O’Mara’s: 20 Years of Irish Spirit
(Crystal A. Proxmire, March 17, 2014)
Irish heritage has long cherished the importance of sitting amongst neighbors and discussing meaningful topics while breaking bread and warming one’s belly with drink. The owner of O’Mara’s in Berkley explains that the true Irish feel resonates beyond the idea of green décor and drunken celebrations often associated with St. Patrick’s Day.
“Being Irish was illegal in the British Empire. They were under the British domain for 1,000 years but the reason they are a country today is because they kept fighting and fighting. They weren’t afraid to pick up a pen, or pick up a rifle to defend the right to be themselves,” explains owner, Kevin O’Mara.
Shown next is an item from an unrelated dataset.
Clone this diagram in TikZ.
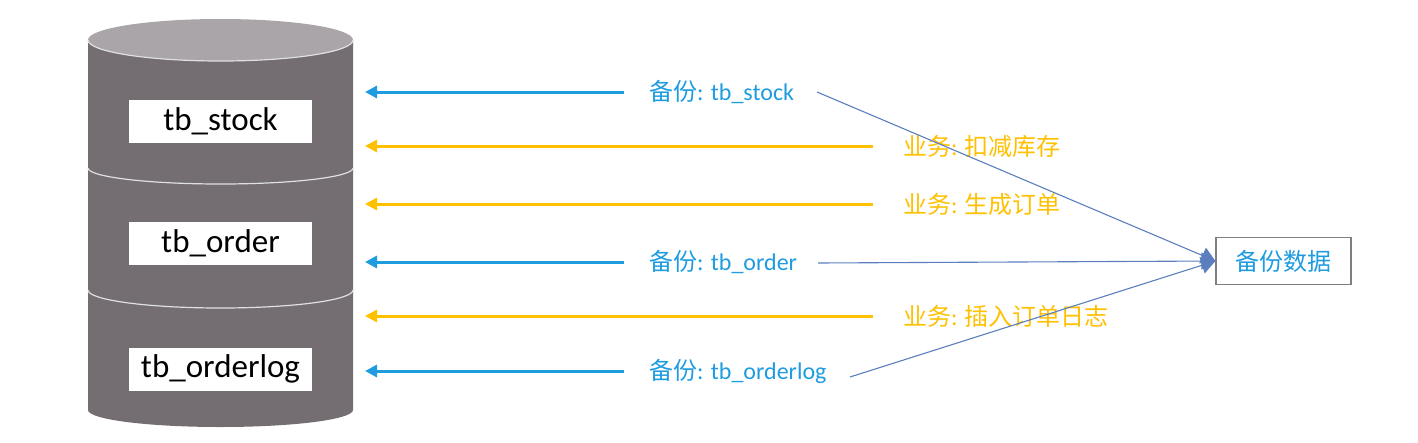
\documentclass[tikz,border=0pt]{standalone}
\usepackage{fontspec}
\setmainfont{Carlito}
\newfontfamily\cjk{Noto Sans CJK SC}
\usetikzlibrary{arrows.meta}
\definecolor{cylbody}{HTML}{746E72}
\definecolor{cyltop}{HTML}{A9A5A8}
\definecolor{bkblue}{HTML}{1E9CDF}
\definecolor{bzorange}{HTML}{FFC000}
\definecolor{thinblue}{HTML}{5B7FBE}
\definecolor{boxgray}{HTML}{7F7F7F}
\tikzset{
  tbl/.style={fill=white, minimum width=183pt, minimum height=43pt, inner sep=0pt, font=\fontsize{33}{33}\selectfont},
  bkarrow/.style={draw=bkblue, line width=3pt, -{Triangle[length=12pt,width=12pt]}},
  bzarrow/.style={draw=bzorange, line width=3pt, -{Triangle[length=12pt,width=12pt]}},
  bklabel/.style={text=bkblue, anchor=west, inner sep=0pt, font=\fontsize{24}{24}\selectfont},
  bzlabel/.style={text=bzorange, anchor=west, inner sep=0pt, font=\fontsize{24}{24}\selectfont},
  thin/.style={draw=thinblue, line width=1.1pt},
  thinarrow/.style={thin, -{Triangle[length=14pt,width=17pt]}},
  sep/.style={draw=white!88!black, line width=1.2pt},
}
\begin{document}
\begin{tikzpicture}[x=1pt,y=-1pt]
\useasboundingbox (0,0) rectangle (1418,442);
% cylinder
\fill[cylbody] (88,40) -- (88,410) arc[start angle=180, end angle=0, x radius=132.5, y radius=17] -- (353,40) -- cycle;
\fill[cyltop] (220.5,40) ellipse[x radius=132.5, y radius=21];
\draw[sep] (88,40) arc[start angle=180, end angle=0, x radius=132.5, y radius=21];
\draw[sep] (88,168) arc[start angle=180, end angle=0, x radius=132.5, y radius=16];
\draw[sep] (88,290) arc[start angle=180, end angle=0, x radius=132.5, y radius=18];
% table boxes
\node[tbl] (stock) at (220.5,121.5) {tb\_stock};
\node[tbl] (order) at (220.5,243.5) {tb\_order};
\node[tbl] (orderlog) at (220.5,369) {tb\_orderlog};
% arrow ends
\coordinate (e1) at (365,92);
\coordinate (e2) at (365,146);
\coordinate (e3) at (365,204);
\coordinate (e4) at (365,262);
\coordinate (e5) at (365,316);
\coordinate (e6) at (365,371);
\coordinate (s1) at (624,92);
\coordinate (s2) at (873,146);
\coordinate (s3) at (873,204);
\coordinate (s4) at (624,262);
\coordinate (s5) at (873,316);
\coordinate (s6) at (624,371);
\draw[bkarrow] (s1) -- (e1);
\draw[bzarrow] (s2) -- (e2);
\draw[bzarrow] (s3) -- (e3);
\draw[bkarrow] (s4) -- (e4);
\draw[bzarrow] (s5) -- (e5);
\draw[bkarrow] (s6) -- (e6);
% labels
\node[bklabel] (l1) at (649,92) {{\cjk 备份}: tb\_stock};
\node[bzlabel] (l2) at (903,146) {{\cjk 业务}: {\cjk 扣减库存}};
\node[bzlabel] (l3) at (903,204) {{\cjk 业务}: {\cjk 生成订单}};
\node[bklabel] (l4) at (649,262) {{\cjk 备份}: tb\_order};
\node[bzlabel] (l5) at (903,316) {{\cjk 业务}: {\cjk 插入订单日志}};
\node[bklabel] (l6) at (649,371) {{\cjk 备份}: tb\_orderlog};
% backup box
\node[draw=boxgray, line width=1.2pt, fill=white, minimum width=135pt, minimum height=47pt, inner sep=0pt, text=bkblue, font=\fontsize{24}{24}\cjk] (bk) at (1283.5,261) {备份数据};
\coordinate (t1) at (817,92);
\coordinate (t4) at (818,263);
\coordinate (t6) at (850,377);
\draw[thinarrow] (t1) -- (bk.west);
\draw[thinarrow] (t4) -- (bk.west);
\draw[thinarrow] (t6) -- (bk.west);
\end{tikzpicture}
\end{document}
“Being literate, to have something of importance to discuss, is what being Irish is really about. It’s not leprechauns and shamrocks and drinking until you pass out. It’s about sitting around a table and taking care of business.”
With the exception of one German grandfather, O’Mara is nearly of pure Irish descent. History has always interested O’Mara, especially that of his own heritage. His great grandfather came to Boston, then Port Huron, in the 1870s from Tipperary, Ireland. His grandmother on his father’s side emigrated from Cork, Ireland. O’Mara’s father was one of ten children.
Whether it be from the beauty of a homeland lush with hills and valleys, or the challenge of endless oppression, Ireland has produced a culture rich with thinkers. These names include one of the Fathers of modern chemistry Robert Boyle, Samuel Beckett, James Joyce, George Bernard Shaw, Snead O’Conner, Oscar Wilde, James Connoly, Wolfe Tone and Paul David Hewson (more commonly known as Bono.)
Writers, philosophers, and leaders from Ireland have inspired O’Mara over the years. So when he opened O’Mara’s in 1994, the 29-year-old entrepreneur had a vision of these historical figures sitting in Irish Pubs having important conversations and accomplishing great things.
“It’s my particular heritage of what an Irish pub should be that inspired the restaurant,” he said. “Except with one big difference – the food.”
While O’Mara’s does offer signature Irish food like Shepherd’s Pie, Corned Beef and Cabbage, and Beef Stew, there is plenty more for patrons to enjoy.
“Irish food is wonderful, but has its limitations. It’s good, heavy, home-style food. But there is so much out there to enjoy. And if you’re going to come in and have that Irish community kind of experience, you should also have gourmet, delicious food to go with it.”
With an extensive menu and a moderate price point, one could eat at O’Mara’s for months and never be bored. Each meal starts with a basket of fresh-baked bread and a cream-cheese and artificial crab dip. Appetizer choices include spinach-stuffed mushrooms, chicken strudel, bourbon beef tips, cream of Irish potato soup, and the area’s most delicate and flavorful crab cakes.
For salads there are several choices, including some surprises. The macadamia coconut chicken salad and the duck cherry salad bring unique flavors together. The Red and Green salad is tossed with bleu cheese, walnuts, Mandarin oranges and raspberry vinaigrette dressing and topped with a choice of grilled chicken or shrimp.
Dinner choices include the Dublin broil, salmon in a beggar’s wallet, vegetarian eggplant Napoleon, and even frog legs. Their best seller is Lake Superior whitefish, which can be prepared in multiple ways.
And of course there are soups and deserts. There is even a relatively new breakfast menu with items served until 2 pm.
O’Mara’s kicked off their 20-year celebration this month with customer appreciation days and other festivities. There is often music or comedy routines to keep guests entertained, and the meeting room is perfect for corporate celebrations or meetings, baby showers, memorial events or any gathering where good food and a great atmosphere are desired.
While other Irish Pubs focus on the younger crowds and refreshments, O’Mara’s is uniquely family-focused. “This isn’t the kind of pub where underage kids might try to come drink, because they’d run into their parents or teachers here,” O’Mara joked. “When younger people do come, it’s usually with their parents or their grandparents out for a nice family dinner. And even though it is a more mature crowd, the truth is they really like it. We get people who come in now who grew up coming here with their parents, and now they’re adults that are getting married and starting families and they come in and talk about their memories here. It really is something.”
St. Patrick’s Day is kept to a jovial gathering of guests who make reservations in advance, but otherwise the doors of O’Mara’s are open for anyone who wants to enjoy the communal Irish-American pub experience.